**WHAT IS ASKED:**
Transcribe every line exactly and omit anything that is a picture.
— Start RECORD EXTRACTS —
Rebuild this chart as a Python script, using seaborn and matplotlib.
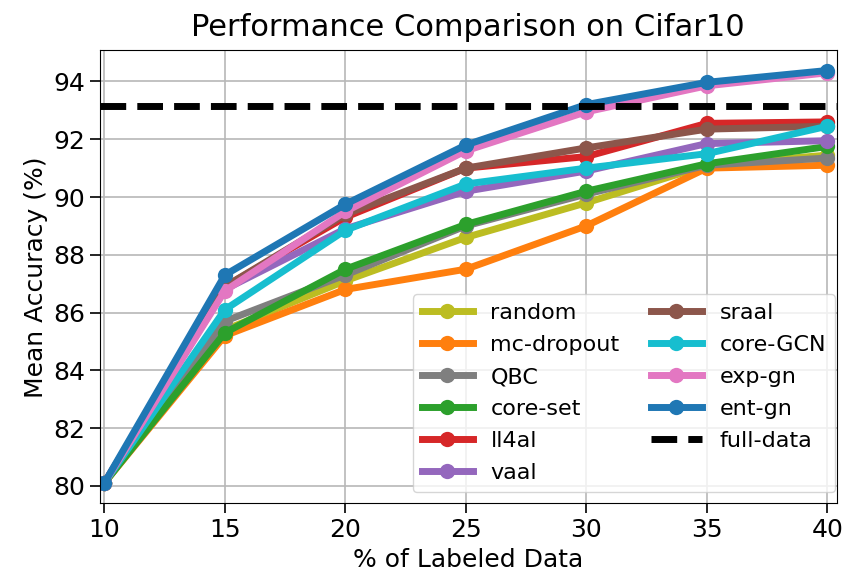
import matplotlib
matplotlib.use("Agg")
import matplotlib.pyplot as plt
import seaborn as sns
import pandas as pd

labeled = [10, 15, 20, 25, 30, 35, 40]
methods = ["random", "mc-dropout", "QBC", "core-set", "ll4al", "vaal",
           "sraal", "core-GCN", "exp-gn", "ent-gn"]
random_acc = [80.1, 85.4, 87.1, 88.6, 89.8, 91.1, 91.45]
mc_dropout = [80.1, 85.2, 86.8, 87.5, 89.0, 91.0, 91.1]
qbc = [80.1, 85.7, 87.3, 89.0, 90.1, 91.1, 91.35]
core_set = [80.1, 85.3, 87.5, 89.05, 90.2, 91.15, 91.75]
ll4al = [80.1, 86.9, 89.3, 91.0, 91.4, 92.55, 92.6]
vaal = [80.1, 86.8, 88.9, 90.2, 90.9, 91.85, 91.95]
sraal = [80.1, 86.9, 89.4, 91.0, 91.7, 92.35, 92.45]
core_gcn = [80.1, 86.1, 88.85, 90.45, 91.0, 91.5, 92.45]
exp_gn = [80.1, 86.75, 89.5, 91.6, 92.95, 93.85, 94.3]
ent_gn = [80.1, 87.3, 89.75, 91.8, 93.2, 93.97, 94.38]
full_data = 93.15
colors = ["tab:olive", "tab:orange", "tab:gray", "tab:green", "tab:red",
          "tab:purple", "tab:brown", "tab:cyan", "tab:pink", "tab:blue"]

series = [random_acc, mc_dropout, qbc, core_set, ll4al, vaal, sraal,
          core_gcn, exp_gn, ent_gn]
rows = []
for m, vals in zip(methods, series):
    for x, v in zip(labeled, vals):
        rows.append({"labeled": x, "acc": v, "method": m})
df = pd.DataFrame(rows)

fig = plt.figure(figsize=(8.46, 5.78), dpi=100)
ax = fig.add_axes([0.118, 0.129, 0.871, 0.784])
ax.grid(True, color="#b8b8b8", linewidth=1.2, zorder=0)
ax.set_axisbelow(True)

for m, c in zip(methods, colors):
    sub = df[df["method"] == m]
    sns.lineplot(data=sub, x="labeled", y="acc", ax=ax, color=c, label=m,
                 marker="o", markersize=11, markeredgewidth=0,
                 linewidth=5, legend=True)
ax.axhline(full_data, color="black", linestyle="--", linewidth=5,
           label="full-data")

ax.set_xlim(9.81, 40.39)
ax.set_ylim(79.39, 95.08)
ax.set_xticks([10, 15, 20, 25, 30, 35, 40])
ax.set_yticks([80, 82, 84, 86, 88, 90, 92, 94])
ax.tick_params(labelsize=18, length=7, width=1.2)
ax.set_xlabel("% of Labeled Data", fontsize=18)
ax.set_ylabel("Mean Accuracy (%)", fontsize=18)
ax.set_title("Performance Comparison on Cifar10", fontsize=22, pad=10)

handles, labels = ax.get_legend_handles_labels()
ax.legend(handles, labels, ncol=2, loc="lower right", fontsize=16,
          handlelength=2.3, columnspacing=1.4, labelspacing=0.54,
          borderaxespad=0, bbox_to_anchor=(0.9977, 0.025))

fig.savefig("out.png", dpi=100)
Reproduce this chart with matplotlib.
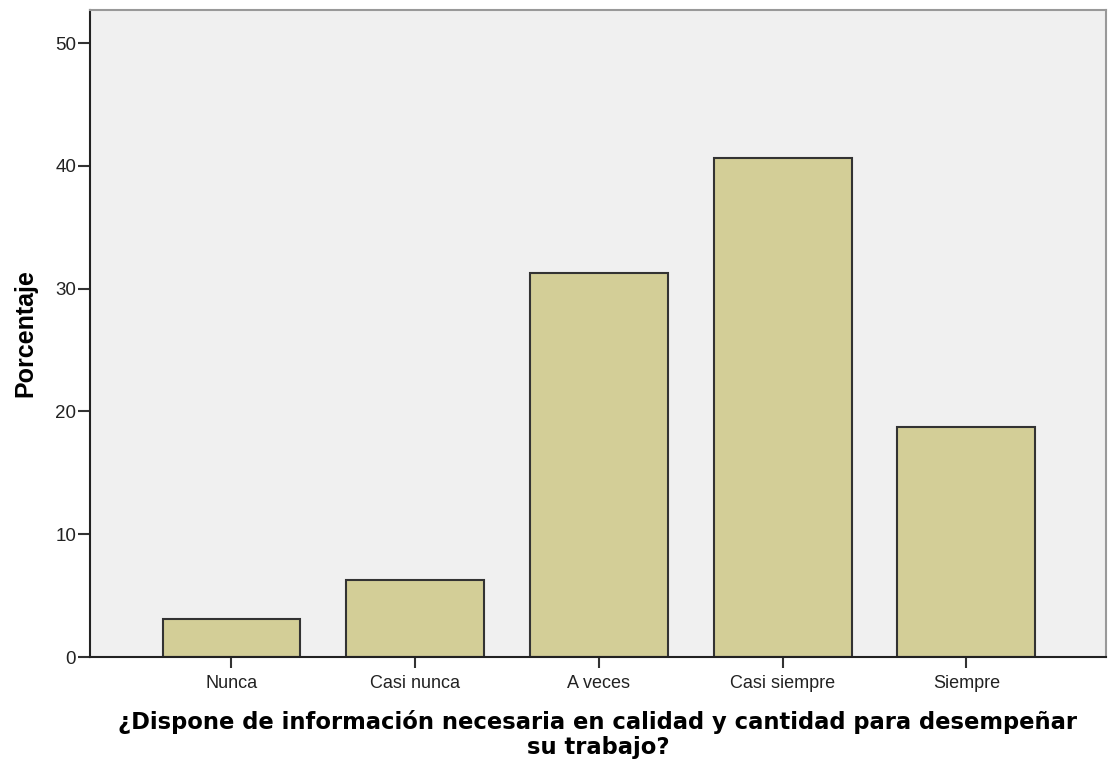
import matplotlib
matplotlib.use("Agg")
from matplotlib import pyplot as plt

categorias = ["Nunca", "Casi nunca", "A veces", "Casi siempre", "Siempre"]
porcentaje = [3.125, 6.25, 31.25, 40.625, 18.75]
yticks = [0, 10, 20, 30, 40, 50]

plt.rcParams["font.family"] = ["Liberation Sans", "DejaVu Sans"]

fig = plt.figure(figsize=(11.08, 7.6), dpi=100)
ax = fig.add_axes([90/1108, 1-657/760, (1106-90)/1108, (657-10)/760])
ax.set_facecolor("#f0f0f0")

x = range(len(categorias))
ax.bar(x, porcentaje, width=0.75, color="#d3ce97", edgecolor="#333333", linewidth=1.5, zorder=2)

ax.set_xlim(-0.77, 4.76)
ax.set_ylim(0, 52.7)
ax.set_xticks(list(x))
ax.set_xticklabels(categorias, fontsize=13, color="#222222")
ax.set_yticks(yticks)
ax.set_yticklabels([str(v) for v in yticks], fontsize=13.5, color="#222222")
ax.tick_params(axis="x", length=8, width=1.5, color="#333333", pad=5)
ax.tick_params(axis="y", length=9, width=1.5, color="#333333", pad=1)

for s in ["left", "bottom"]:
    ax.spines[s].set_color("#222222")
    ax.spines[s].set_linewidth(1.5)
for s in ["top", "right"]:
    ax.spines[s].set_color("#999999")
    ax.spines[s].set_linewidth(1.5)

ax.set_ylabel("Porcentaje", fontsize=18, fontweight="bold", labelpad=13)
ax.set_xlabel("¿Dispone de información necesaria en calidad y cantidad para desempeñar\nsu trabajo?",
              fontsize=16.3, fontweight="bold", family="DejaVu Sans", labelpad=13, linespacing=1.1)

fig.savefig("out.png", dpi=100)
— End RECORD EXTRACTS —
**REPLY TO THE EXERCISE:**
Rebuild this chart as a Python script, using seaborn and matplotlib.
import matplotlib
matplotlib.use("Agg")
import matplotlib.pyplot as plt
import seaborn as sns
import pandas as pd

labeled = [10, 15, 20, 25, 30, 35, 40]
methods = ["random", "mc-dropout", "QBC", "core-set", "ll4al", "vaal",
           "sraal", "core-GCN", "exp-gn", "ent-gn"]
random_acc = [80.1, 85.4, 87.1, 88.6, 89.8, 91.1, 91.45]
mc_dropout = [80.1, 85.2, 86.8, 87.5, 89.0, 91.0, 91.1]
qbc = [80.1, 85.7, 87.3, 89.0, 90.1, 91.1, 91.35]
core_set = [80.1, 85.3, 87.5, 89.05, 90.2, 91.15, 91.75]
ll4al = [80.1, 86.9, 89.3, 91.0, 91.4, 92.55, 92.6]
vaal = [80.1, 86.8, 88.9, 90.2, 90.9, 91.85, 91.95]
sraal = [80.1, 86.9, 89.4, 91.0, 91.7, 92.35, 92.45]
core_gcn = [80.1, 86.1, 88.85, 90.45, 91.0, 91.5, 92.45]
exp_gn = [80.1, 86.75, 89.5, 91.6, 92.95, 93.85, 94.3]
ent_gn = [80.1, 87.3, 89.75, 91.8, 93.2, 93.97, 94.38]
full_data = 93.15
colors = ["tab:olive", "tab:orange", "tab:gray", "tab:green", "tab:red",
          "tab:purple", "tab:brown", "tab:cyan", "tab:pink", "tab:blue"]

series = [random_acc, mc_dropout, qbc, core_set, ll4al, vaal, sraal,
          core_gcn, exp_gn, ent_gn]
rows = []
for m, vals in zip(methods, series):
    for x, v in zip(labeled, vals):
        rows.append({"labeled": x, "acc": v, "method": m})
df = pd.DataFrame(rows)

fig = plt.figure(figsize=(8.46, 5.78), dpi=100)
ax = fig.add_axes([0.118, 0.129, 0.871, 0.784])
ax.grid(True, color="#b8b8b8", linewidth=1.2, zorder=0)
ax.set_axisbelow(True)

for m, c in zip(methods, colors):
    sub = df[df["method"] == m]
    sns.lineplot(data=sub, x="labeled", y="acc", ax=ax, color=c, label=m,
                 marker="o", markersize=11, markeredgewidth=0,
                 linewidth=5, legend=True)
ax.axhline(full_data, color="black", linestyle="--", linewidth=5,
           label="full-data")

ax.set_xlim(9.81, 40.39)
ax.set_ylim(79.39, 95.08)
ax.set_xticks([10, 15, 20, 25, 30, 35, 40])
ax.set_yticks([80, 82, 84, 86, 88, 90, 92, 94])
ax.tick_params(labelsize=18, length=7, width=1.2)
ax.set_xlabel("% of Labeled Data", fontsize=18)
ax.set_ylabel("Mean Accuracy (%)", fontsize=18)
ax.set_title("Performance Comparison on Cifar10", fontsize=22, pad=10)

handles, labels = ax.get_legend_handles_labels()
ax.legend(handles, labels, ncol=2, loc="lower right", fontsize=16,
          handlelength=2.3, columnspacing=1.4, labelspacing=0.54,
          borderaxespad=0, bbox_to_anchor=(0.9977, 0.025))

fig.savefig("out.png", dpi=100)
Reproduce this chart with matplotlib.
import matplotlib
matplotlib.use("Agg")
from matplotlib import pyplot as plt

categorias = ["Nunca", "Casi nunca", "A veces", "Casi siempre", "Siempre"]
porcentaje = [3.125, 6.25, 31.25, 40.625, 18.75]
yticks = [0, 10, 20, 30, 40, 50]

plt.rcParams["font.family"] = ["Liberation Sans", "DejaVu Sans"]

fig = plt.figure(figsize=(11.08, 7.6), dpi=100)
ax = fig.add_axes([90/1108, 1-657/760, (1106-90)/1108, (657-10)/760])
ax.set_facecolor("#f0f0f0")

x = range(len(categorias))
ax.bar(x, porcentaje, width=0.75, color="#d3ce97", edgecolor="#333333", linewidth=1.5, zorder=2)

ax.set_xlim(-0.77, 4.76)
ax.set_ylim(0, 52.7)
ax.set_xticks(list(x))
ax.set_xticklabels(categorias, fontsize=13, color="#222222")
ax.set_yticks(yticks)
ax.set_yticklabels([str(v) for v in yticks], fontsize=13.5, color="#222222")
ax.tick_params(axis="x", length=8, width=1.5, color="#333333", pad=5)
ax.tick_params(axis="y", length=9, width=1.5, color="#333333", pad=1)

for s in ["left", "bottom"]:
    ax.spines[s].set_color("#222222")
    ax.spines[s].set_linewidth(1.5)
for s in ["top", "right"]:
    ax.spines[s].set_color("#999999")
    ax.spines[s].set_linewidth(1.5)

ax.set_ylabel("Porcentaje", fontsize=18, fontweight="bold", labelpad=13)
ax.set_xlabel("¿Dispone de información necesaria en calidad y cantidad para desempeñar\nsu trabajo?",
              fontsize=16.3, fontweight="bold", family="DejaVu Sans", labelpad=13, linespacing=1.1)

fig.savefig("out.png", dpi=100)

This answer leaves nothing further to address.